Direção: André Novais Oliveira
Elenco: Grace Passô,Russo Apr,Rejane Faria
Em cartaz no Belas Artes – link ao final
Esse filme é o mais novo, premiado e excelente filme de André Novais, de cenas atrativas e existenciais, e conteúdos inovadores. Eu ouvia as pessoas rindo na sala e pensava: mesmo rindo desmedidamente, é difícil ver esse filme sem pensar, sem refletir. No significado de coisas do cotidiano de gente desfavorecida em capital. Há coisas mais capitais no filme, como a superação, a amizade, a adaptação, a autonomia da protagonista, representada pela cena final, em que dirige sem habilitação e deixa os amigos para trás, se divertindo muito. São eles que empurram o carro e a vida da motorista, e assim possibilitam a ela momentos de distração e respiro em sua vida. Que milagre é ver um ser humano se interessando pelo outro por coisas que não sejam tão certas e estúpidas.
Cada corte de cena, qualquer que seja a duração do eliminado e do aproveitado, experimentei como uma economia robusta, e uma linguagem de ternura. Assim também os diálogos, através de expressões palpáveis de tão verossímeis. Atores tarimbados e estreantes, por alguma mágica na preparação para as gravações, tiveram desempenho incrível.
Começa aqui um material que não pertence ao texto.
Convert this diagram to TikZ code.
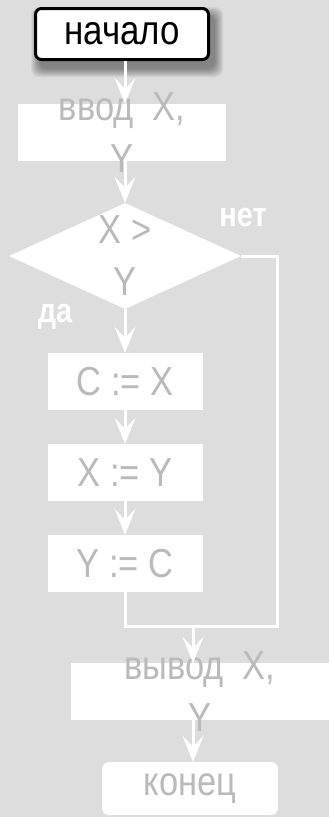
\documentclass[tikz,border=0pt]{standalone}
\usepackage{fontspec}
\setmainfont{Liberation Sans}[FakeStretch=0.85]
\usetikzlibrary{shapes.geometric,arrows.meta,backgrounds,calc}
\definecolor{bgc}{RGB}{221,221,221}
\definecolor{txtc}{RGB}{186,186,186}
\begin{document}
\begin{tikzpicture}[x=1pt,y=-1pt,
  box/.style={fill=white, inner sep=0pt, draw=none},
  txt/.style={text=txtc, font=\fontsize{40.5}{52}\selectfont, align=center, inner sep=0pt},
  lbl/.style={text=white, font=\fontsize{34}{38}\selectfont\bfseries, inner sep=0pt},
  arr/.style={draw=white, line width=3pt, -{Stealth[length=26pt,width=21pt,inset=11pt]}},
  conn/.style={draw=white, line width=3pt, line join=miter}]
\useasboundingbox (0,0) rectangle (329,817);

\node[draw=black, line width=3pt, fill=white, rounded corners=6pt,
      minimum width=173pt, minimum height=51pt, inner sep=0pt,
      font=\fontsize{41}{48}\selectfont, text=black] (start) at (122,34) {начало};

\node[box, minimum width=208pt, minimum height=57pt,
      label={[txt]center:{ввод~~X,\\Y}}] (in) at (122,132.5) {};

\node[box, diamond, minimum width=232pt, minimum height=106pt,
      label={[txt]center:{X >\\Y}}] (cond) at (125,256) {};

\node[box, minimum width=155pt, minimum height=57pt,
      label={[txt]center:{C := X}}] (s1) at (125,381.5) {};
\node[box, minimum width=155pt, minimum height=57pt,
      label={[txt]center:{X := Y}}] (s2) at (125,472.5) {};
\node[box, minimum width=155pt, minimum height=57pt,
      label={[txt]center:{Y := C}}] (s3) at (125,563.5) {};

\node[box, minimum width=258pt, minimum height=57pt,
      label={[txt]center:{вывод~~X,\\Y}}] (out) at (200,691.5) {};

\node[box, rounded corners=7pt, minimum width=176pt, minimum height=53pt,
      label={[txt]center:{конец}}] (stop) at (190,788.5) {};

\node[lbl, anchor=base] (no) at (243,226) {нет};
\node[lbl, anchor=base] (yes) at (55,322) {да};

\coordinate (jr) at (277,626);
\coordinate (jm) at (193,626);

\draw[arr] (start.south -| cond.north) -- (in.north -| cond.north);
\draw[arr] (in.south -| cond.north) -- (cond.north);
\draw[arr] (cond.south) -- (s1.north);
\draw[arr] (s1.south) -- (s2.north);
\draw[arr] (s2.south) -- (s3.north);
\draw[conn] (cond.east) -| (jr) -- (s3.south |- jr) -- (s3.south);
\draw[arr] (jm) -- (jm |- out.north);
\draw[arr] (out.south -| jm) -- (stop.north -| jm);

\begin{scope}[on background layer]
  \fill[bgc] (0,0) rectangle (329,817);
  \foreach \i in {0,...,8}
    \fill[black, opacity=0.05, rounded corners=8pt]
      ($(start.south west)+(5-\i,8+\i)$) rectangle ($(start.north east)+(5+\i,8-\i)$);
\end{scope}
\end{tikzpicture}
\end{document}
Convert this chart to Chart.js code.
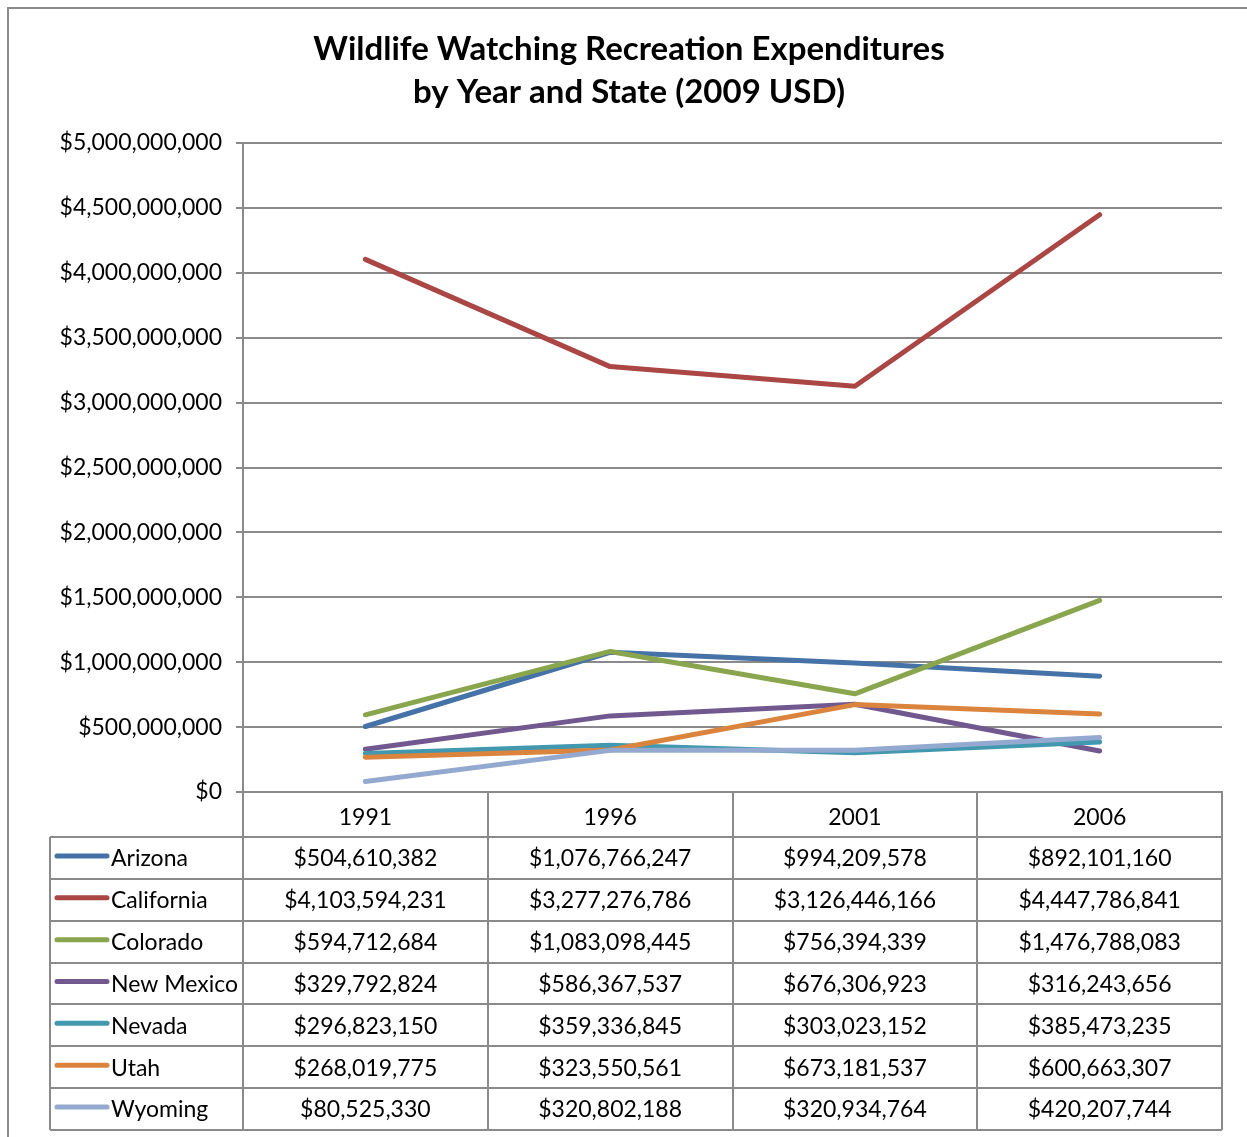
<!DOCTYPE html>
<html><head><meta charset="utf-8">
<script src="https://cdn.jsdelivr.net/npm/chart.js@4/dist/chart.umd.min.js"></script>
<style>html,body{margin:0;padding:0;background:#fff;}#wrap{width:1247px;height:1137px;}</style>
</head><body><div id="wrap"><canvas id="c" width="1247" height="1137"></canvas></div>
<script>
const years = ['1991', '1996', '2001', '2006'];
const stateNames = ['Arizona', 'California', 'Colorado', 'New Mexico', 'Nevada', 'Utah', 'Wyoming'];
const arizona = [504610382, 1076766247, 994209578, 892101160];
const california = [4103594231, 3277276786, 3126446166, 4447786841];
const colorado = [594712684, 1083098445, 756394339, 1476788083];
const newMexico = [329792824, 586367537, 676306923, 316243656];
const nevada = [296823150, 359336845, 303023152, 385473235];
const utah = [268019775, 323550561, 673181537, 600663307];
const wyoming = [80525330, 320802188, 320934764, 420207744];
const seriesValues = [arizona, california, colorado, newMexico, nevada, utah, wyoming];
const seriesColors = ['#4572A7', '#AA4643', '#89A54E', '#71588F', '#4198AF', '#DB843D', '#93A9CF'];
const yMin = 0, yMax = 5000000000, yStep = 500000000;
const titleLines = ['Wildlife Watching Recreation Expenditures', 'by Year and State (2009 USD)'];

const FONT = 'Lato';
const GRID = '#8a8a8a';
const money = v => '$' + Math.round(v).toLocaleString('en-US');

const tablePlugin = {
  id: 'tablePlugin',
  beforeDraw(chart) {
    const ctx = chart.ctx;
    ctx.save();
    ctx.fillStyle = '#fff';
    ctx.fillRect(0, 0, chart.width, chart.height);
    ctx.strokeStyle = GRID;
    ctx.lineWidth = 2;
    ctx.strokeRect(8, 8, chart.width + 20, chart.height + 20);
    ctx.restore();
  },
  afterDraw(chart) {
    const ctx = chart.ctx;
    const ca = chart.chartArea;
    const xs = chart.scales.x;
    const n = years.length;
    const headerH = 45;
    const tableLeft = 50;
    const top = ca.bottom;
    const bottom = xs.bottom;
    const rowsTop = top + headerH;
    const rowH = (bottom - rowsTop) / stateNames.length;
    const cw = (ca.right - ca.left) / n;
    ctx.save();
    ctx.strokeStyle = GRID;
    ctx.lineWidth = 2;
    ctx.beginPath();
    for (let r = 0; r <= stateNames.length; r++) {
      const y = Math.round(rowsTop + r * rowH);
      ctx.moveTo(tableLeft, y); ctx.lineTo(ca.right, y);
    }
    ctx.moveTo(tableLeft, rowsTop); ctx.lineTo(tableLeft, bottom);
    for (let i = 0; i <= n; i++) {
      const x = Math.round(ca.left + i * cw);
      ctx.moveTo(x, top); ctx.lineTo(x, bottom);
    }
    ctx.stroke();
    ctx.font = '23px ' + FONT;
    ctx.fillStyle = '#000';
    ctx.textBaseline = 'middle';
    for (let r = 0; r < stateNames.length; r++) {
      const cy = rowsTop + r * rowH + rowH / 2;
      ctx.strokeStyle = seriesColors[r];
      ctx.lineWidth = 5;
      ctx.lineCap = 'round';
      ctx.beginPath();
      ctx.moveTo(57, cy - 2); ctx.lineTo(107, cy - 2);
      ctx.stroke();
      ctx.textAlign = 'left';
      ctx.fillText(stateNames[r], 111, cy + 1);
      ctx.textAlign = 'center';
      for (let i = 0; i < n; i++) {
        ctx.fillText(money(seriesValues[r][i]), xs.getPixelForValue(i), cy + 1);
      }
    }
    ctx.restore();
  }
};

new Chart(document.getElementById('c'), {
  type: 'line',
  data: {
    labels: years,
    datasets: stateNames.map((name, i) => ({
      label: name,
      data: seriesValues[i],
      borderColor: seriesColors[i],
      backgroundColor: seriesColors[i],
      borderWidth: 5,
      borderCapStyle: 'round',
      borderJoinStyle: 'round',
      pointRadius: 0,
      tension: 0,
      order: stateNames.length - 1 - i
    }))
  },
  options: {
    responsive: false,
    animation: false,
    devicePixelRatio: 1,
    layout: { padding: { left: 36, right: 25, top: 0, bottom: 7 } },
    plugins: {
      legend: { display: false },
      tooltip: { enabled: false },
      title: {
        display: true,
        text: titleLines,
        color: '#000',
        font: { family: FONT, size: 33, weight: 'bold', lineHeight: 43 / 33 },
        padding: { top: 28, bottom: 29 }
      }
    },
    scales: {
      x: {
        offset: true,
        grid: { display: false },
        border: { display: true, color: GRID, width: 2 },
        ticks: { color: '#000', font: { family: FONT, size: 23 }, padding: 4 },
        afterFit(s) { s.height = 1137 - 792 - 7; }
      },
      y: {
        min: yMin, max: yMax,
        grid: { color: GRID, lineWidth: 2, tickLength: 7 },
        border: { display: true, color: GRID, width: 2 },
        ticks: { stepSize: yStep, color: '#000', font: { family: FONT, size: 23 }, padding: 14, callback: v => money(v) },
        afterFit(s) { s.width = 243 - 36; }
      }
    }
  },
  plugins: [tablePlugin]
});
</script>
</body></html>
O humor do filme é uma prova de que ele pulsa intensamente, mesmo sendo lento. A perspectiva da dificuldade da vida para pessoas desprovidas de heranças e rendas mínimas não é atenuada com tal humor, porque tudo é muito autêntico, e tal veracidade pode mesmo fazer com que pessoas favorecidas invejem a amizade daquelas pessoas “humildes”, com que a própria felicidade daquelas pessoas pesem em sua consciência e os leve, nem que pelo instante de um raio, a pensar que uma melhor distribuição de renda poderia torná-los mais parecidos com aquelas pessoas, mais solidários, mais vivos.
Quanto à opinião de pessoas mais vulneráveis economicamente, seria bom perguntar a elas, e não ter a pretensão de assimilá-la. Mas imagino que elas ficariam suavemente inspirados de ver tal filme, com a tamanha dignidade da protagonista, e a fidelidade das representações do mundo real e das possibilidades e conquistas mínimas – mas significativas e heroicas – de percorrê-lo a contento, a saber, com encontros, aceitação e luta.
O filme é como um prato frugal, extremamente saudável, e por isso mesmo revolucionário, e muito saboroso, com contrastes maravilhosos de nuances mais cruas e outras transmutadas pelo fogo. Essas percepções acima só me fazem pensar que os arquitetos do filme são pessoas que foram longe na vida, na consciência, nos erros e acertos. Esse filme é um grande acerto, costurado com os retalhos dos erros da humanidade.